The process of transcription can be broken down into three main steps: initiation, elongation, and termination. During initiation, the RNA polymerase binds to a specific region of the DNA called the promoter. This signals the start of transcription. In elongation, the RNA polymerase moves along the DNA strand, adding nucleotides to the growing mRNA chain. The RNA polymerase reads the DNA code in a 3’ to 5’ direction, but synthesizes the mRNA chain in a 5’ to 3’ direction. This is known as antiparallel synthesis [7]. During termination, the RNA polymerase reaches a specific sequence of nucleotides called the terminator, which signals the end of transcription. Once the mRNA molecule has been created, it leaves the nucleus and travels to the cytoplasm, where it can be used as a template for protein synthesis.

Translation is the second step in protein synthesis. It takes place in the ribosomes, which are structures in the cytoplasm of the cell [8]. During translation, the mRNA molecule is used as a template to create a protein molecule.

The process of translation can be broken down into three main steps: initiation, elongation, and termination. During initiation, the small ribosomal subunit binds to the mRNA molecule, and the initiator tRNA binds to the start codon, which is usually AUG. The start codon signals the beginning of the protein-coding sequence. In elongation, the ribosome moves along the mRNA molecule, reading the code in groups of three nucleotides called codons. Each codon codes for a specific amino acid, which is brought to the ribosome by a transfer RNA (tRNA) molecule. The tRNA molecule has an anticodon that is complementary to the codon on the mRNA molecule, and it carries the appropriate amino acid for that codon [8]. As the ribosome moves along the mRNA molecule, it links the amino acids together to form a polypeptide chain. The polypeptide chain grows until the ribosome reaches a stop codon, which signals the end of translation. At this point, the ribosome releases the polypeptide chain, which can fold into its final three-dimensional shape to form a functional protein [9].

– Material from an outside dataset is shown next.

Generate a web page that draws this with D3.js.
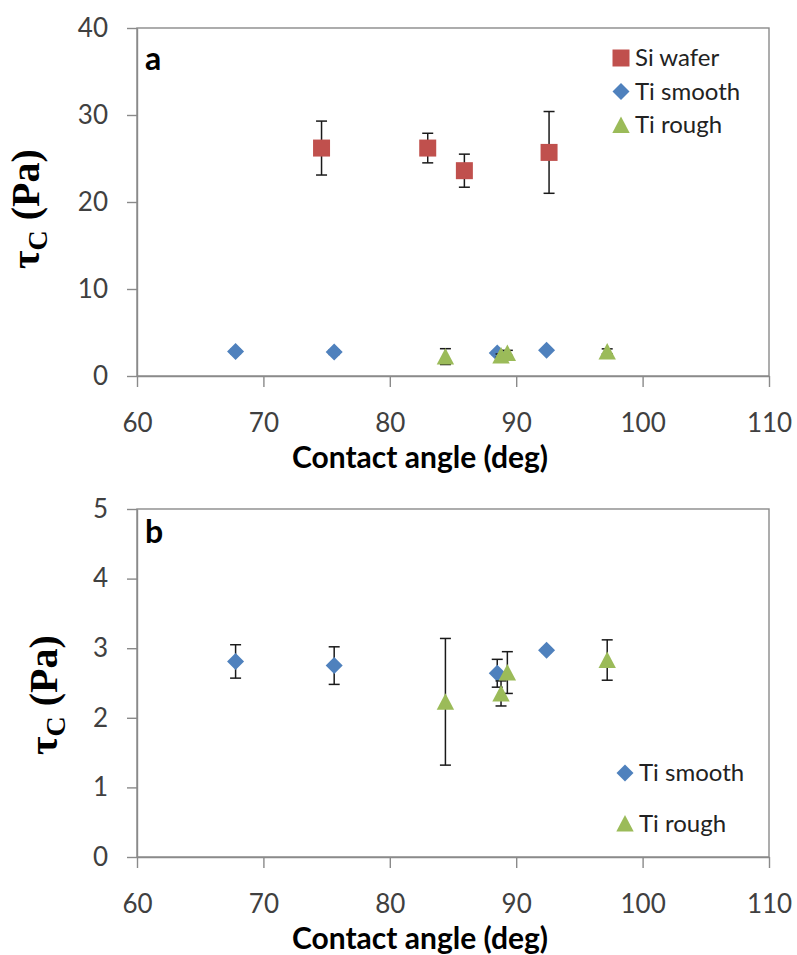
<!DOCTYPE html>
<html>
<head>
<meta charset="utf-8">
<script src="https://cdn.jsdelivr.net/npm/d3@7"></script>
<style>
  html, body { margin: 0; padding: 0; background: #fff; }
  svg { display: block; }
</style>
</head>
<body>
<svg id="chart" width="797" height="955"></svg>
<script>
// Critical shear stress vs. water contact angle for three substrates
const xTicks = [60, 70, 80, 90, 100, 110];
const yTicksA = [0, 10, 20, 30, 40];
const yTicksB = [0, 1, 2, 3, 4, 5];

// Si wafer
const siAngle = [74.6, 83.0, 85.9, 92.6];
const siTau   = [26.2, 26.2, 23.6, 25.7];
const siErr   = [3.1, 1.7, 1.9, 4.7];

// Ti smooth
const tsAngle = [67.8, 75.6, 88.5, 92.4];
const tsTau   = [2.81, 2.75, 2.64, 2.97];
const tsErr   = [0.24, 0.27, 0.20, 0.03];

// Ti rough
const trAngle = [84.4, 88.8, 89.3, 97.2];
const trTau   = [2.23, 2.35, 2.65, 2.83];
const trErr   = [0.91, 0.18, 0.30, 0.29];

const series = {
  si: { name: "Si wafer",  color: "#C0504D", shape: "square",   x: siAngle, y: siTau, e: siErr },
  ts: { name: "Ti smooth", color: "#4F81BD", shape: "diamond",  x: tsAngle, y: tsTau, e: tsErr },
  tr: { name: "Ti rough",  color: "#9BBB59", shape: "triangle", x: trAngle, y: trTau, e: trErr }
};

const svg = d3.select("#chart");
const axisColor = "#8a8a8a";
const sansFont = "Lato, 'Open Sans', sans-serif";

function markerPath(shape) {
  if (shape === "square")  return "M-8.5,-8.5H8.5V8.5H-8.5Z";
  if (shape === "diamond") return "M0,-8.5L8.5,0L0,8.5L-8.5,0Z";
  return "M0,-8.5L8.7,8L-8.7,8Z";
}

function drawPanel(p) {
  const x = d3.scaleLinear().domain([60, 110]).range([p.left, p.right]);
  const y = d3.scaleLinear().domain(p.yDomain).range([p.bottom, p.top]);
  const g = svg.append("g");

  // plot-area frame
  g.append("rect")
    .attr("x", p.left).attr("y", p.top)
    .attr("width", p.right - p.left).attr("height", p.bottom - p.top)
    .attr("fill", "none").attr("stroke", axisColor).attr("stroke-width", 1.4);

  // x axis
  const gx = g.append("g").attr("transform", `translate(0,${p.bottom})`)
    .call(d3.axisBottom(x).tickValues(xTicks).tickSize(11).tickSizeOuter(0));
  gx.select(".domain").attr("stroke", axisColor).attr("stroke-width", 1.4);
  gx.selectAll(".tick line").attr("stroke", axisColor).attr("stroke-width", 1.4);
  gx.selectAll(".tick text")
    .attr("y", 56).attr("dy", null)
    .attr("font-family", sansFont).attr("font-size", 26).attr("fill", "#404040");

  // y axis
  const gy = g.append("g").attr("transform", `translate(${p.left},0)`)
    .call(d3.axisLeft(y).tickValues(p.yTicks).tickFormat(d3.format("d"))
      .tickSize(10).tickPadding(19).tickSizeOuter(0));
  gy.select(".domain").attr("stroke", axisColor).attr("stroke-width", 1.4);
  gy.selectAll(".tick line").attr("stroke", axisColor).attr("stroke-width", 1.4);
  gy.selectAll(".tick text")
    .attr("font-family", sansFont).attr("font-size", 26).attr("fill", "#404040");

  // axis titles
  g.append("text")
    .attr("x", p.xTitleX).attr("y", p.bottom + 92)
    .attr("text-anchor", "middle")
    .attr("font-family", sansFont).attr("font-weight", "bold").attr("font-size", 30)
    .attr("fill", "#000")
    .text("Contact angle (deg)");

  const yt = g.append("text")
    .attr("transform", `translate(${p.yTitleX},${p.yTitleY}) rotate(-90)`)
    .attr("text-anchor", "middle")
    .attr("font-family", "'Liberation Serif', 'Times New Roman', serif")
    .attr("font-weight", "bold").attr("font-size", 40).attr("fill", "#000");
  yt.append("tspan").text("\u03C4");
  yt.append("tspan").attr("font-size", 28).attr("dy", 8).text("C");
  yt.append("tspan").attr("dy", -8).text(" (Pa)");

  // panel letter
  g.append("text")
    .attr("x", p.left + 8).attr("y", p.top + p.letterDy)
    .attr("font-family", sansFont).attr("font-weight", "bold").attr("font-size", 32)
    .attr("fill", "#000")
    .text(p.letter);

  // series: error bars under markers
  p.keys.forEach(k => {
    const s = series[k];
    const pts = s.x.map((v, i) => ({ x: v, y: s.y[i], e: s.e[i] }));
    const eg = g.append("g").attr("stroke", "#1a1a1a").attr("stroke-width", 1.5);
    pts.forEach(d => {
      const cx = x(d.x), y1 = y(d.y + d.e), y2 = y(d.y - d.e);
      eg.append("line").attr("x1", cx).attr("x2", cx).attr("y1", y1).attr("y2", y2);
      eg.append("line").attr("x1", cx - 5.5).attr("x2", cx + 5.5).attr("y1", y1).attr("y2", y1);
      eg.append("line").attr("x1", cx - 5.5).attr("x2", cx + 5.5).attr("y1", y2).attr("y2", y2);
    });
    g.append("g").selectAll("path").data(pts).join("path")
      .attr("transform", d => `translate(${x(d.x)},${y(d.y)})`)
      .attr("d", markerPath(s.shape))
      .attr("fill", s.color);
  });

  // legend
  const lg = g.append("g");
  p.keys.forEach((k, i) => {
    const s = series[k];
    const cy = p.legendY + i * p.legendGap;
    lg.append("path")
      .attr("transform", `translate(${p.legendX},${cy})`)
      .attr("d", markerPath(s.shape))
      .attr("fill", s.color);
    lg.append("text")
      .attr("x", p.legendX + 14).attr("y", cy + 8)
      .attr("font-family", sansFont).attr("font-size", 24).attr("fill", "#222")
      .text(s.name);
  });
}

drawPanel({
  left: 137, right: 769, top: 28, bottom: 376,
  yDomain: [0, 40], yTicks: yTicksA,
  xTitleX: 420, yTitleX: 39, yTitleY: 209,
  letter: "a", letterDy: 42,
  keys: ["si", "ts", "tr"],
  legendX: 621, legendY: 58, legendGap: 33.5
});

drawPanel({
  left: 137, right: 769, top: 509, bottom: 857,
  yDomain: [0, 5], yTicks: yTicksB,
  xTitleX: 420, yTitleX: 57, yTitleY: 695,
  letter: "b", letterDy: 34,
  keys: ["ts", "tr"],
  legendX: 625, legendY: 773, legendGap: 50.5
});
</script>
</body>
</html>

Protein Folding and Modification

Proteins must fold into their correct threedimensional shape in order to function properly. The process of protein folding is complex and is influenced by many factors, including the sequence of amino acids, the presence of chaperone proteins, and the conditions in the surrounding environment. Once a protein has been synthesized, it may undergo further modifications to become fully functional [10]. These modifications can include the addition of phosphate.

Conclusion

Protein synthesis is a complex and intricate process that is essential to the growth, development, and maintenance of all living organisms. From the transcription of DNA to the translation of mRNA into protein, numerous cellular mechanisms work together to ensure the production of functional and efficient proteins.

The understanding of protein synthesis has come a long way since its discovery in the early 20th century. Scientists have made significant advancements in unravelling the molecular mechanisms involved in protein synthesis, such as the identification of different types of RNA molecules and the discovery of ribosomes as the site of protein synthesis. Protein synthesis plays a crucial role in many biological processes, including enzyme catalysis, cell signalling, and structural support. Defects or mutations in genes involved in protein synthesis can result in various diseases and disorders, such as cancer, cystic fibrosis, and Alzheimer’s disease. The regulation of protein synthesis is also critical for maintaining homeostasis and responding to changes in the environment. Cells can control protein synthesis through several mechanisms, including transcriptional and translational regulation, RNA processing, and protein degradation.

Furthermore, advances in genetic engineering have allowed for the manipulation of protein synthesis to produce novel proteins with unique properties for various applications in medicine, agriculture, and industry protein synthesis is a fundamental biological process that underlies many aspects of life. Its understanding has revolutionized biology and medicine and has the potential to further shape the future of science and technology.